INFORMATION PROVIDED —

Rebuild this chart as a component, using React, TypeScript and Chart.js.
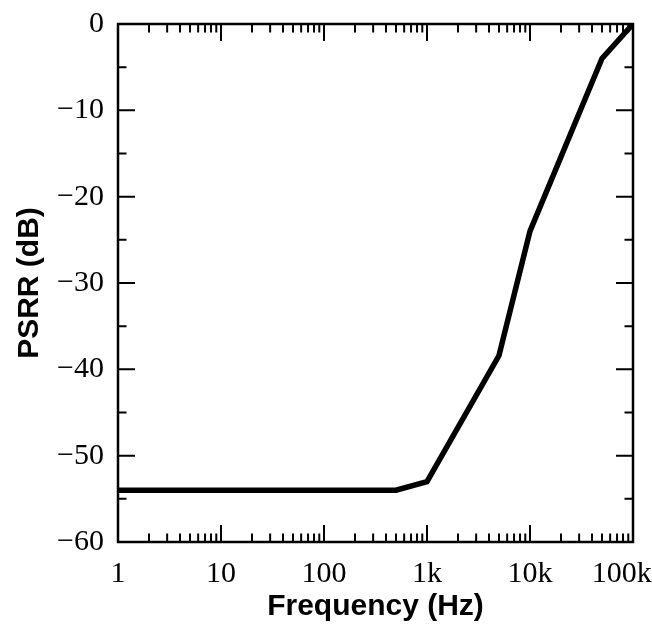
import { useEffect, useRef } from 'react';
import { Chart, registerables } from 'chart.js';

Chart.register(...registerables);

// Data
const frequencies = [1, 500, 1000, 5000, 10000, 50000, 100000];
const psrrDb = [-54, -54, -53, -38.4, -24, -4, 0];

// Axis ticks
const xTickValues = [1, 10, 100, 1000, 10000, 100000];
const xTickLabels = ['1', '10', '100', '1k', '10k', '100k'];
const yTickValues = [0, -10, -20, -30, -40, -50, -60];
const yTickLabels = ['0', '\u221210', '\u221220', '\u221230', '\u221240', '\u221250', '\u221260'];
const xMinorMultipliers = [2, 3, 4, 5, 6, 7, 8, 9];
const yMinorValues = [-5, -15, -25, -35, -45, -55];

const framePlugin = {
  id: 'frameTicks',
  afterDraw(chart: any) {
    const { ctx, chartArea } = chart;
    const { left, right, top, bottom } = chartArea;
    const x = chart.scales.x;
    const y = chart.scales.y;
    const major = 17;
    const minor = 8.5;
    ctx.save();
    ctx.strokeStyle = '#000';
    ctx.lineWidth = 2;
    ctx.beginPath();
    xTickValues.forEach((d) => {
      const px = x.getPixelForValue(d);
      ctx.moveTo(px, bottom);
      ctx.lineTo(px, bottom - major);
      ctx.moveTo(px, top);
      ctx.lineTo(px, top + major);
      if (d < 100000) {
        xMinorMultipliers.forEach((m) => {
          const mx = x.getPixelForValue(d * m);
          ctx.moveTo(mx, bottom);
          ctx.lineTo(mx, bottom - minor);
          ctx.moveTo(mx, top);
          ctx.lineTo(mx, top + minor);
        });
      }
    });
    yTickValues.forEach((v) => {
      const py = y.getPixelForValue(v);
      ctx.moveTo(left, py);
      ctx.lineTo(left + major, py);
      ctx.moveTo(right, py);
      ctx.lineTo(right - major, py);
    });
    yMinorValues.forEach((v) => {
      const py = y.getPixelForValue(v);
      ctx.moveTo(left, py);
      ctx.lineTo(left + minor, py);
      ctx.moveTo(right, py);
      ctx.lineTo(right - minor, py);
    });
    ctx.stroke();
    ctx.lineWidth = 2.5;
    ctx.strokeRect(left, top, right - left, bottom - top);
    ctx.restore();
  },
};

export default function App() {
  const canvasRef = useRef<HTMLCanvasElement | null>(null);

  useEffect(() => {
    if (!canvasRef.current) return;
    const chart = new Chart(canvasRef.current, {
      type: 'line',
      data: {
        datasets: [
          {
            data: frequencies.map((f, i) => ({ x: f, y: psrrDb[i] })),
            borderColor: '#000',
            borderWidth: 5.5,
            pointRadius: 0,
            tension: 0,
            fill: false,
          },
        ],
      },
      options: {
        responsive: false,
        animation: false,
        layout: { padding: { top: 24, right: 19, left: 0, bottom: 0 } },
        plugins: { legend: { display: false }, tooltip: { enabled: false } },
        scales: {
          x: {
            type: 'logarithmic',
            min: 1,
            max: 100000,
            afterBuildTicks: (s: any) => {
              s.ticks = xTickValues.map((v) => ({ value: v }));
            },
            afterFit: (s: any) => {
              s.height = 83;
              s.paddingLeft = 0;
              s.paddingRight = 0;
            },
            grid: { display: false },
            border: { display: false },
            ticks: {
              autoSkip: false,
              maxRotation: 0,
              minRotation: 0,
              padding: 6,
              color: '#000',
              font: { family: 'Liberation Serif', size: 30, lineHeight: 1.2 },
              callback: (v: any) => {
                const i = xTickValues.indexOf(Number(v));
                if (i < 0) return '';
                return i === xTickValues.length - 1 ? xTickLabels[i] + '   ' : xTickLabels[i];
              },
            },
            title: {
              display: true,
              text: 'Frequency (Hz)',
              color: '#000',
              font: { family: 'Liberation Sans', size: 30, weight: 'bold', lineHeight: 1.2 },
              padding: { top: 0, bottom: 0 },
            },
          },
          y: {
            type: 'linear',
            min: -60,
            max: 0,
            afterBuildTicks: (s: any) => {
              s.ticks = yTickValues.map((v) => ({ value: v }));
            },
            afterFit: (s: any) => {
              s.width = 118;
            },
            grid: { display: false },
            border: { display: false },
            ticks: {
              padding: 6,
              color: '#000',
              font: { family: 'Liberation Serif', size: 30, lineHeight: 1.2 },
              callback: (v: any) => {
                const i = yTickValues.indexOf(Number(v));
                return i < 0 ? '' : yTickLabels[i];
              },
            },
            title: {
              display: true,
              text: 'PSRR (dB)',
              color: '#000',
              font: { family: 'Liberation Sans', size: 30, weight: 'bold', lineHeight: 1.2 },
              padding: { top: 12, bottom: 0 },
            },
          },
        },
      },
      plugins: [framePlugin],
    } as any);
    return () => chart.destroy();
  }, []);

  return (
    <div style={{ position: 'fixed', left: 0, top: 0, width: 652, height: 625, background: '#fff' }}>
      <canvas ref={canvasRef} width={652} height={625} style={{ display: 'block' }} />
    </div>
  );
}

TASK DETAILS — Retype the whole listing exactly and leave the pictures out.

SOLVED PROBLEM —
Rebuild this chart as a component, using React, TypeScript and Chart.js.
import { useEffect, useRef } from 'react';
import { Chart, registerables } from 'chart.js';

Chart.register(...registerables);

// Data
const frequencies = [1, 500, 1000, 5000, 10000, 50000, 100000];
const psrrDb = [-54, -54, -53, -38.4, -24, -4, 0];

// Axis ticks
const xTickValues = [1, 10, 100, 1000, 10000, 100000];
const xTickLabels = ['1', '10', '100', '1k', '10k', '100k'];
const yTickValues = [0, -10, -20, -30, -40, -50, -60];
const yTickLabels = ['0', '\u221210', '\u221220', '\u221230', '\u221240', '\u221250', '\u221260'];
const xMinorMultipliers = [2, 3, 4, 5, 6, 7, 8, 9];
const yMinorValues = [-5, -15, -25, -35, -45, -55];

const framePlugin = {
  id: 'frameTicks',
  afterDraw(chart: any) {
    const { ctx, chartArea } = chart;
    const { left, right, top, bottom } = chartArea;
    const x = chart.scales.x;
    const y = chart.scales.y;
    const major = 17;
    const minor = 8.5;
    ctx.save();
    ctx.strokeStyle = '#000';
    ctx.lineWidth = 2;
    ctx.beginPath();
    xTickValues.forEach((d) => {
      const px = x.getPixelForValue(d);
      ctx.moveTo(px, bottom);
      ctx.lineTo(px, bottom - major);
      ctx.moveTo(px, top);
      ctx.lineTo(px, top + major);
      if (d < 100000) {
        xMinorMultipliers.forEach((m) => {
          const mx = x.getPixelForValue(d * m);
          ctx.moveTo(mx, bottom);
          ctx.lineTo(mx, bottom - minor);
          ctx.moveTo(mx, top);
          ctx.lineTo(mx, top + minor);
        });
      }
    });
    yTickValues.forEach((v) => {
      const py = y.getPixelForValue(v);
      ctx.moveTo(left, py);
      ctx.lineTo(left + major, py);
      ctx.moveTo(right, py);
      ctx.lineTo(right - major, py);
    });
    yMinorValues.forEach((v) => {
      const py = y.getPixelForValue(v);
      ctx.moveTo(left, py);
      ctx.lineTo(left + minor, py);
      ctx.moveTo(right, py);
      ctx.lineTo(right - minor, py);
    });
    ctx.stroke();
    ctx.lineWidth = 2.5;
    ctx.strokeRect(left, top, right - left, bottom - top);
    ctx.restore();
  },
};

export default function App() {
  const canvasRef = useRef<HTMLCanvasElement | null>(null);

  useEffect(() => {
    if (!canvasRef.current) return;
    const chart = new Chart(canvasRef.current, {
      type: 'line',
      data: {
        datasets: [
          {
            data: frequencies.map((f, i) => ({ x: f, y: psrrDb[i] })),
            borderColor: '#000',
            borderWidth: 5.5,
            pointRadius: 0,
            tension: 0,
            fill: false,
          },
        ],
      },
      options: {
        responsive: false,
        animation: false,
        layout: { padding: { top: 24, right: 19, left: 0, bottom: 0 } },
        plugins: { legend: { display: false }, tooltip: { enabled: false } },
        scales: {
          x: {
            type: 'logarithmic',
            min: 1,
            max: 100000,
            afterBuildTicks: (s: any) => {
              s.ticks = xTickValues.map((v) => ({ value: v }));
            },
            afterFit: (s: any) => {
              s.height = 83;
              s.paddingLeft = 0;
              s.paddingRight = 0;
            },
            grid: { display: false },
            border: { display: false },
            ticks: {
              autoSkip: false,
              maxRotation: 0,
              minRotation: 0,
              padding: 6,
              color: '#000',
              font: { family: 'Liberation Serif', size: 30, lineHeight: 1.2 },
              callback: (v: any) => {
                const i = xTickValues.indexOf(Number(v));
                if (i < 0) return '';
                return i === xTickValues.length - 1 ? xTickLabels[i] + '   ' : xTickLabels[i];
              },
            },
            title: {
              display: true,
              text: 'Frequency (Hz)',
              color: '#000',
              font: { family: 'Liberation Sans', size: 30, weight: 'bold', lineHeight: 1.2 },
              padding: { top: 0, bottom: 0 },
            },
          },
          y: {
            type: 'linear',
            min: -60,
            max: 0,
            afterBuildTicks: (s: any) => {
              s.ticks = yTickValues.map((v) => ({ value: v }));
            },
            afterFit: (s: any) => {
              s.width = 118;
            },
            grid: { display: false },
            border: { display: false },
            ticks: {
              padding: 6,
              color: '#000',
              font: { family: 'Liberation Serif', size: 30, lineHeight: 1.2 },
              callback: (v: any) => {
                const i = yTickValues.indexOf(Number(v));
                return i < 0 ? '' : yTickLabels[i];
              },
            },
            title: {
              display: true,
              text: 'PSRR (dB)',
              color: '#000',
              font: { family: 'Liberation Sans', size: 30, weight: 'bold', lineHeight: 1.2 },
              padding: { top: 12, bottom: 0 },
            },
          },
        },
      },
      plugins: [framePlugin],
    } as any);
    return () => chart.destroy();
  }, []);

  return (
    <div style={{ position: 'fixed', left: 0, top: 0, width: 652, height: 625, background: '#fff' }}>
      <canvas ref={canvasRef} width={652} height={625} style={{ display: 'block' }} />
    </div>
  );
}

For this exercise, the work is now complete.